There are also specific fora that are designed to address the technical ways that we can improve our trade cooperation. The High Technology Cooperation Group, which has enabled both governments to significantly reduce barriers to trade in sensitive, cutting-edge high technology, will meet in mid-July in New Delhi. Other ongoing forums include the U.S. Trade Representative’s Trade Policy Forum, which encompasses a number of sector-specific dialogues; and the Department of Commerce’s Commercial Dialogue, which facilitates an open dialogue about trade.
We are also expanding our cooperation in science and technology. The establishment of a new $30 million Science and Technology Endowment Fund will fund promising research and development projects in India. Such initiatives enhance our knowledge-based partnership, and reinforce the need for pro-entrepreneur policies including strong intellectual property laws, robust links between industry and academia, and greater access to capital.
Next month, the Secretary of State will travel to New Delhi for the second U.S.-India Strategic Dialogue. The “SD” – as it is called by India watchers in Washington and Delhi alike – will provide an ideal opportunity to discuss with the Government of India how we can proceed with our many bilateral commercial and strategic aspirations.
I’d like to close this morning by issuing all of you a challenge: You have a unique opportunity before you.
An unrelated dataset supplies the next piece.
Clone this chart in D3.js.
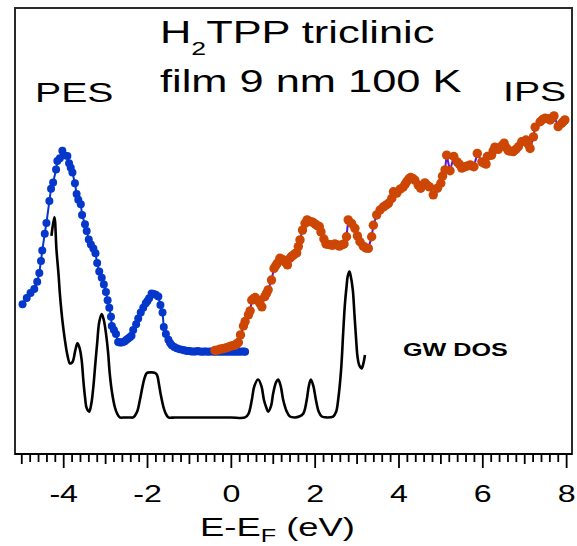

Through your work and your continued engagement with both our governments, you can help shape and nurture the economic destiny of a nation, of a region, and one of the most consequential bilateral relationships that the United States enjoys.
Together, let’s continue working to further leverage opportunities for partnership, trade and investment.
Together, I am confident we can lift the U.S.-India global strategic partnership to reach its boundless potential.
With that, I’d like to turn it over to my friend Kurt Amend. Thank you very much and I look forward to your questions later in the session.